Confirmation of Energy Savings with Virtualization and Thin Provisioning Technology
Compellent has a report which shows the savings of disk space made by virtualization and thin provisioning. A sample output is shown in Figure 3 below.
Figure 3 - Output from Compellent Array Management Software that Confirms the Savings from Virtualization and Thin Provisioning
The report can be run to confirm the disk savings that have been achieved from the installation of virtualization and thin provisioning.
Virtualization & Thin Provisioning Measurements
Virtualization and thin provisioning are relatively new technologies that significantly reduce the amount of storage that is required, and improve the utilization of that storage. A detailed description of the technology is given in Appendix I. The purpose of this section of the Energy Lab report is to estimate the level of saving that can be achieved with virtualization and thin provisioning.

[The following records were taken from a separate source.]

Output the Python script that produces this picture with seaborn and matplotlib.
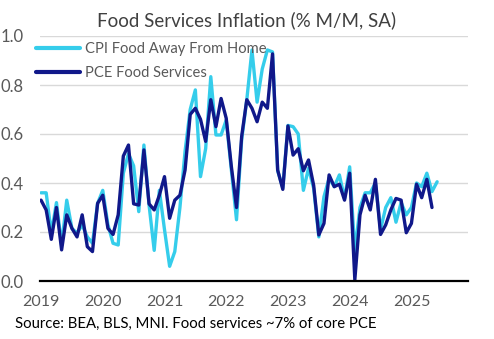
import matplotlib
matplotlib.use("Agg")
import matplotlib.pyplot as plt
import seaborn as sns
import pandas as pd

# Monthly % change, seasonally adjusted, starting January 2019
cpi_food_away = [
    0.36, 0.36, 0.195, 0.32, 0.147, 0.33, 0.215, 0.195, 0.229, 0.18, 0.154, 0.317,   # 2019
    0.37, 0.23, 0.154, 0.147, 0.44, 0.52, 0.47, 0.283, 0.555, 0.31, 0.125, 0.37,     # 2020
    0.21, 0.06, 0.12, 0.30, 0.53, 0.70, 0.78, 0.426, 0.54, 0.834, 0.596, 0.596,      # 2021
    0.657, 0.453, 0.25, 0.576, 0.74, 0.943, 0.73, 0.865, 0.943, 0.935, 0.45, 0.38,   # 2022
    0.635, 0.63, 0.60, 0.37, 0.46, 0.378, 0.18, 0.344, 0.42, 0.385, 0.433, 0.337,    # 2023
    0.466, 0.12, 0.30, 0.36, 0.36, 0.40, 0.21, 0.30, 0.34, 0.24, 0.32, 0.27,         # 2024
    0.30, 0.40, 0.385, 0.44, 0.365, 0.405,                                            # 2025
]
pce_food_services = [
    0.33, 0.29, 0.17, 0.30, 0.127, 0.27, 0.215, 0.18, 0.27, 0.14, 0.12, 0.317,       # 2019
    0.35, 0.215, 0.19, 0.27, 0.51, 0.555, 0.315, 0.31, 0.535, 0.315, 0.29, 0.35,     # 2020
    0.426, 0.256, 0.33, 0.35, 0.453, 0.68, 0.705, 0.66, 0.57, 0.74, 0.63, 0.745,     # 2021
    0.664, 0.467, 0.30, 0.59, 0.74, 0.705, 0.65, 0.73, 0.705, 0.927, 0.453, 0.374,   # 2022
    0.633, 0.514, 0.54, 0.45, 0.494, 0.39, 0.188, 0.235, 0.433, 0.385, 0.395, 0.33,  # 2023
    0.44, 0.005, 0.27, 0.35, 0.29, 0.415, 0.19, 0.229, 0.29, 0.337, 0.33, 0.197,     # 2024
    0.235, 0.395, 0.34, 0.415, 0.30,                                                  # 2025
]
year_labels = ["2019", "2020", "2021", "2022", "2023", "2024", "2025"]
series_names = ["CPI Food Away From Home", "PCE Food Services"]

df = pd.concat([
    pd.DataFrame({"month": range(len(cpi_food_away)), "value": cpi_food_away,
                  "series": series_names[0]}),
    pd.DataFrame({"month": range(len(pce_food_services)), "value": pce_food_services,
                  "series": series_names[1]}),
], ignore_index=True)

sns.set_style("white")
plt.rcParams["font.family"] = ["Lato", "DejaVu Sans"]

text_grey = "#595959"
palette = {series_names[0]: "#35CDEB", series_names[1]: "#10188A"}

fig = plt.figure(figsize=(4.94, 3.39), dpi=100)
ax = fig.add_axes([40 / 494, 1 - 281 / 339, 428 / 494, 245 / 339])

sns.lineplot(data=df, x="month", y="value", hue="series", hue_order=series_names,
             palette=palette, linewidth=2.4, ax=ax)

ax.set_ylim(0, 1.0)
ax.set_xlim(-0.2, 83)
ax.set_yticks([0.0, 0.2, 0.4, 0.6, 0.8, 1.0])
ax.set_yticklabels([f"{v:.1f}" for v in [0.0, 0.2, 0.4, 0.6, 0.8, 1.0]])
ax.set_xticks([12 * k for k in range(len(year_labels))])
ax.set_xticklabels(year_labels)
ax.set_xlabel("")
ax.set_ylabel("")

ax.grid(axis="y", color="#d9d9d9", linewidth=1.0)
ax.grid(axis="x", visible=False)
ax.set_axisbelow(True)
for side in ("top", "right", "left"):
    ax.spines[side].set_visible(False)
ax.spines["bottom"].set_color("black")
ax.spines["bottom"].set_linewidth(1.6)
ax.spines["bottom"].set_zorder(5)

ax.tick_params(axis="both", length=0, labelsize=12, labelcolor=text_grey)
ax.tick_params(axis="x", pad=10, labelsize=11.5)
ax.tick_params(axis="y", pad=12)

leg = ax.legend(loc="upper left", bbox_to_anchor=(36 / 494, 1 - 42 / 339),
                bbox_transform=fig.transFigure, frameon=False, fontsize=10.6,
                handlelength=3.0, handletextpad=0.3, labelspacing=0.7,
                borderpad=0, borderaxespad=0)
for t in leg.get_texts():
    t.set_color(text_grey)
for line in leg.get_lines():
    line.set_linewidth(3.0)

fig.text(0.5, 1 - 20 / 339, "Food Services Inflation (% M/M, SA)", ha="center",
         va="center", fontsize=13.5, color="#404040")
fig.text(15 / 494, 1 - 324 / 339, "Source: BEA, BLS, MNI. Food services ~7% of core PCE",
         ha="left", va="center", fontsize=10.7, color="black")

fig.savefig("out.png", dpi=100)
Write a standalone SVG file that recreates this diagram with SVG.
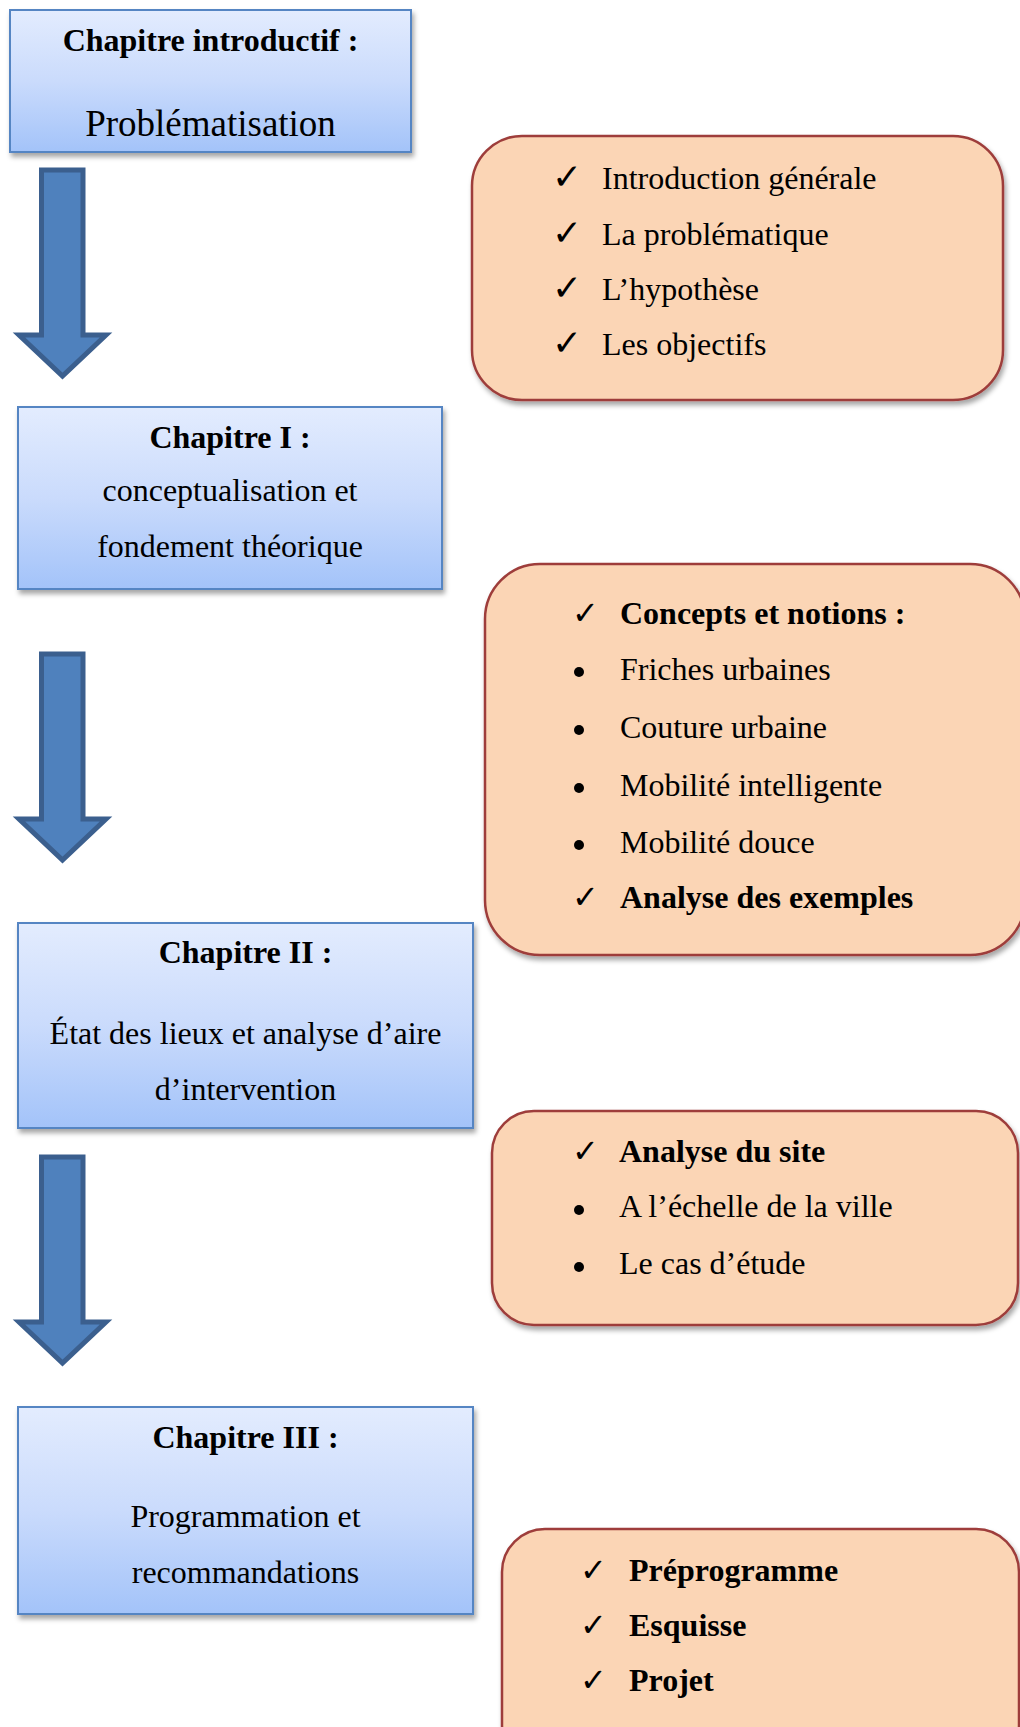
<svg xmlns="http://www.w3.org/2000/svg" xmlns:xlink="http://www.w3.org/1999/xlink" width="1020" height="1727" viewBox="0 0 1020 1727">
<defs>
<linearGradient id="blueGrad" x1="0" y1="0" x2="0" y2="1">
<stop offset="0" stop-color="#E3ECFE"/>
<stop offset="0.5" stop-color="#CADBFC"/>
<stop offset="1" stop-color="#A3C3F9"/>
</linearGradient>
<filter id="shadow" x="-10%" y="-10%" width="125%" height="130%">
<feDropShadow dx="2" dy="4" stdDeviation="2.5" flood-color="#000" flood-opacity="0.35"/>
</filter>
<path id="arrow" d="M41.5,0 H83 V165 H106 L62.5,206 L19,165 H41.5 Z"/>
</defs>
<style>
.blue{fill:url(#blueGrad);stroke:#5585C3;stroke-width:2;filter:url(#shadow)}
.orange{fill:#FBD5B5;stroke:#9E3E3B;stroke-width:2.5;filter:url(#shadow)}
.arr{fill:#4F81BD;stroke:#3B5F8E;stroke-width:5;stroke-linejoin:miter}
text{font-family:"Liberation Serif","Times New Roman",serif;fill:#000}
.t{font-size:32px}
.c{text-anchor:middle}
.b{font-weight:bold}
.big{font-size:37px}
.chk{font-family:"DejaVu Sans",sans-serif;font-size:32px}
.chkA{font-family:"DejaVu Sans",sans-serif;font-size:36px;font-weight:bold}
.dot{fill:#000}
</style>
<rect width="1020" height="1727" fill="#fff"/>

<g id="connectors">
<use xlink:href="#arrow" href="#arrow" class="arr" y="170"/>
<use xlink:href="#arrow" href="#arrow" class="arr" y="654"/>
<use xlink:href="#arrow" href="#arrow" class="arr" y="1157"/>
</g>

<g id="chap-intro">
<rect class="blue" x="10" y="10" width="401" height="142"/>
<text class="t b c" x="210.5" y="51">Chapitre introductif :</text>
<text class="big c" x="210.5" y="136">Problématisation</text>
</g>

<g id="chap-1">
<rect class="blue" x="18" y="407" width="424" height="182"/>
<text class="t b c" x="230" y="448">Chapitre I :</text>
<text class="t c" x="230" y="501">conceptualisation et</text>
<text class="t c" x="230" y="557">fondement théorique</text>
</g>

<g id="chap-2">
<rect class="blue" x="18" y="923" width="455" height="205"/>
<text class="t b c" x="245.5" y="963">Chapitre II :</text>
<text class="t c" x="245.5" y="1044">État des lieux et analyse d’aire</text>
<text class="t c" x="245.5" y="1100">d’intervention</text>
</g>

<g id="chap-3">
<rect class="blue" x="18" y="1407" width="455" height="207"/>
<text class="t b c" x="245.5" y="1448">Chapitre III :</text>
<text class="t c" x="245.5" y="1527">Programmation et</text>
<text class="t c" x="245.5" y="1583">recommandations</text>
</g>

<g id="list-intro">
<rect class="orange" x="472" y="136" width="531" height="264" rx="50" ry="50"/>
<text class="chkA" x="552" y="189">✓</text>
<text class="chkA" x="552" y="245">✓</text>
<text class="chkA" x="552" y="300">✓</text>
<text class="chkA" x="552" y="355">✓</text>
<text class="t" x="602" y="189">Introduction générale</text>
<text class="t" x="602" y="245">La problématique</text>
<text class="t" x="602" y="300">L’hypothèse</text>
<text class="t" x="602" y="355">Les objectifs</text>
</g>

<g id="list-1">
<rect class="orange" x="485" y="564" width="540" height="391" rx="55" ry="55"/>
<text class="chk" x="572" y="624">✓</text>
<text class="t b" x="620" y="624">Concepts et notions :</text>
<circle class="dot" cx="579" cy="672" r="5"/>
<text class="t" x="620" y="680">Friches urbaines</text>
<circle class="dot" cx="579" cy="730" r="5"/>
<text class="t" x="620" y="738">Couture urbaine</text>
<circle class="dot" cx="579" cy="788" r="5"/>
<text class="t" x="620" y="796">Mobilité intelligente</text>
<circle class="dot" cx="579" cy="845" r="5"/>
<text class="t" x="620" y="853">Mobilité douce</text>
<text class="chk" x="572" y="908">✓</text>
<text class="t b" x="620" y="908">Analyse des exemples</text>
</g>

<g id="list-2">
<rect class="orange" x="492" y="1111" width="526" height="214" rx="42" ry="42"/>
<text class="chk" x="572" y="1162">✓</text>
<text class="t b" x="619" y="1162">Analyse du site</text>
<circle class="dot" cx="579" cy="1210" r="5"/>
<text class="t" x="619" y="1217">A l’échelle de la ville</text>
<circle class="dot" cx="579" cy="1267" r="5"/>
<text class="t" x="619" y="1274">Le cas d’étude</text>
</g>

<g id="list-3">
<rect class="orange" x="502" y="1529" width="517" height="240" rx="43" ry="43"/>
<text class="chk" x="580" y="1581">✓</text>
<text class="t b" x="629" y="1581">Préprogramme</text>
<text class="chk" x="580" y="1636">✓</text>
<text class="t b" x="629" y="1636">Esquisse</text>
<text class="chk" x="580" y="1691">✓</text>
<text class="t b" x="629" y="1691">Projet</text>
</g>
</svg>
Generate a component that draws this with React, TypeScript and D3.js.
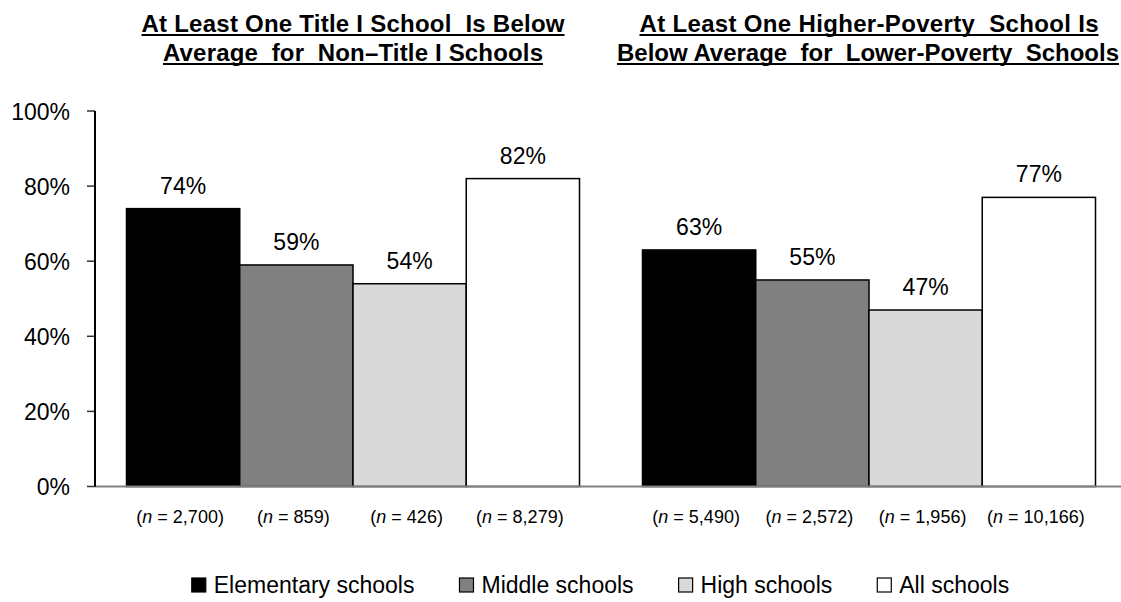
import React from "react";
import * as d3 from "d3";

const series = ["Elementary schools", "Middle schools", "High schools", "All schools"];
const seriesColors = ["#000000", "#808080", "#D9D9D9", "#FFFFFF"];
const panels = ["titleI", "poverty"];
const titleLines = [
  ["At Least One Title I School  Is Below", "Average  for  Non\u2013Title I Schools"],
  ["At Least One Higher-Poverty  School Is", "Below Average  for  Lower-Poverty  Schools"],
];
const titleWidths = [
  [423, 380],
  [459, 502],
];
const valuesTitleI = [74, 59, 54, 82];
const valuesPoverty = [63, 55, 47, 77];
const nTitleI = ["2,700", "859", "426", "8,279"];
const nPoverty = ["5,490", "2,572", "1,956", "10,166"];
const yTicks = [0, 20, 40, 60, 80, 100];

const W = 1121;
const H = 602;
const FONT = "'Liberation Sans', Arial, sans-serif";

function measure(text: string, size: number, weight = "normal") {
  const c = document.createElement("canvas").getContext("2d");
  if (!c) return text.length * size * 0.55;
  c.font = `${weight} ${size}px 'Liberation Sans', Arial, sans-serif`;
  return c.measureText(text).width;
}

export default function App() {
  const values = [valuesTitleI, valuesPoverty];
  const ns = [nTitleI, nPoverty];

  const axisX = 95;
  const y = d3.scaleLinear().domain([0, 100]).range([486.5, 111]);
  const x0 = d3.scaleBand<string>().domain(panels).range([axisX, 1127]).padding(0);
  const gap = 31.5;
  const x1 = d3
    .scaleBand<string>()
    .domain(series)
    .range([gap, x0.bandwidth() - gap])
    .padding(0);

  // legend layout
  const legendFont = 23;
  const sq = 14;
  const textOffset = 22;
  const itemGap = 45;
  const widths = series.map((s) => measure(s, legendFont));
  const total = widths.reduce((a, w) => a + textOffset + w, 0) + itemGap * (series.length - 1);
  let lx = 600.5 - total / 2;
  const legendItems = series.map((s, i) => {
    const item = { s, i, x: lx };
    lx += textOffset + widths[i] + itemGap;
    return item;
  });

  return (
    <svg width={W} height={H} style={{ display: "block", position: "absolute", left: 0, top: 0 }} fontFamily={FONT}>
      <rect width={W} height={H} fill="#fff" />
      {/* titles */}
      {panels.map((p, pi) => {
        const center = (x0(p) as number) + x0.bandwidth() / 2;
        return (
          <g key={p}>
            {titleLines[pi].map((line, li) => {
              const by = 32 + li * 29;
              const w = titleWidths[pi][li];
              const cx = Math.min(center, W - 2 - w / 2);
              return (
                <g key={li}>
                  <text
                    x={cx}
                    y={by}
                    textAnchor="middle"
                    fontWeight="bold"
                    fontSize={24}
                    textLength={w}
                    lengthAdjust="spacing"
                    fill="#000"
                    style={{ whiteSpace: "pre" }}
                  >
                    {line}
                  </text>
                  <rect x={cx - w / 2} y={by + 2} width={w} height={2} fill="#000" />
                </g>
              );
            })}
          </g>
        );
      })}

      {/* y axis */}
      {yTicks.map((t) => (
        <g key={t}>
          <line x1={87} x2={axisX} y1={y(t)} y2={y(t)} stroke="#333" strokeWidth={1.5} />
          <text x={70} y={y(t) + 8.5} textAnchor="end" fontSize={23} fill="#000">
            {t}%
          </text>
        </g>
      ))}

      {/* bars */}
      {panels.map((p, pi) => (
        <g key={p} transform={`translate(${x0(p)},0)`}>
          {series.map((s, si) => {
            const v = values[pi][si];
            const bx = x1(s) as number;
            const bw = x1.bandwidth();
            return (
              <g key={s}>
                <rect
                  x={bx}
                  y={y(v)}
                  width={bw}
                  height={y(0) - y(v)}
                  fill={seriesColors[si]}
                  stroke="#000"
                  strokeWidth={1.5}
                />
                <text x={bx + bw / 2} y={y(v) - 15} textAnchor="middle" fontSize={23} fill="#000">
                  {v}%
                </text>
                <text x={bx + bw / 2 - 3} y={523} textAnchor="middle" fontSize={18} fill="#000">
                  (<tspan fontStyle="italic">n</tspan>
                  {" = "}
                  {ns[pi][si]})
                </text>
              </g>
            );
          })}
        </g>
      ))}

      {/* x axis baseline */}
      <line x1={axisX} x2={W} y1={y(0)} y2={y(0)} stroke="#808080" strokeWidth={2} />
      <line x1={axisX} x2={axisX} y1={y(100)} y2={y(0)} stroke="#000" strokeWidth={2} />

      {/* legend */}
      {legendItems.map(({ s, i, x }) => (
        <g key={s}>
          <rect x={x} y={578} width={sq} height={sq} fill={seriesColors[i]} stroke="#000" strokeWidth={1.2} />
          <text x={x + textOffset} y={593} fontSize={legendFont} fill="#000">
            {s}
          </text>
        </g>
      ))}
    </svg>
  );
}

Compellent offers a “Call-Home” program that is used to help predict a component failure. A large percentage of its customer base subscribes. As part of the prevention analysis, the system captures metadata about disk usage and function usage from the service processor in each array connected to the system and each volume created on the arrays. The database allows this to be looked at on a customer basis, taking an average for all the volumes at each customer. This is a good way to look at the data, as the way a customer organizes volumes is usually consistent within an organization.
One key metric is the improvement in utilization that virtualization and thin provisioning achieve. Each volume has a logical size (what the server sees) and a physical size (what has actually been written). In traditional storage arrays, the physical and logical sizes are very similar. With virtualization and thin provisioning, the physical size is usually significantly smaller than the logical size.
Wikibon performed a statistical analysis of the data from 115 customer installations and found that the actual physical disk required to hold the data was only 33% of the logical volume size. From an energy point of view, 66% of the disks were not required. However, a closer analysis of the data showed that a few of the customers had very large gains. These customers are finding new way of exploiting virtualization and thin provisioning. For example, customers were making multiple thin copies of data many times an hour, so that they could quickly recover back to an earlier copy of data if data was corrupted. This is very efficient with thin copying, because only changed data has to be written. The amount of data saved can be very high indeed.
However, from an energy rebate point-of-view, this is not a saving because the customer was not making physical copies before. To estimate the real power savings, Wikibon assumed that customers with savings in disk space of 50% or more had changed the procedures on how they were storing data. Wikibon took the subset of customers (n=42) that had less that 50% savings. The weighted average saving was 35%. Wikibon believes that this figure is a good predictor of the direct reduction in disk capacity that will be found in customers.
Wikibon did a detailed analysis of two customer installations that were using Compellent’s storage arrays with virtualization and thin provisioning. The results of this analysis are shown in table 5 below.
The average in Table 5 is 37%, which is in line with previous findings. The default figure of 35% has been used in the Wikibon Energy Lab Power Calculator. This calculator can be used to determine the direct power savings from virtualization and thin provisioning as well as the indirect savings from power distribution and air conditioning. The overall business case is calculated.
The Compellent technology is qualified for incentives by PG&E, and qualification by other power utilities is in progress.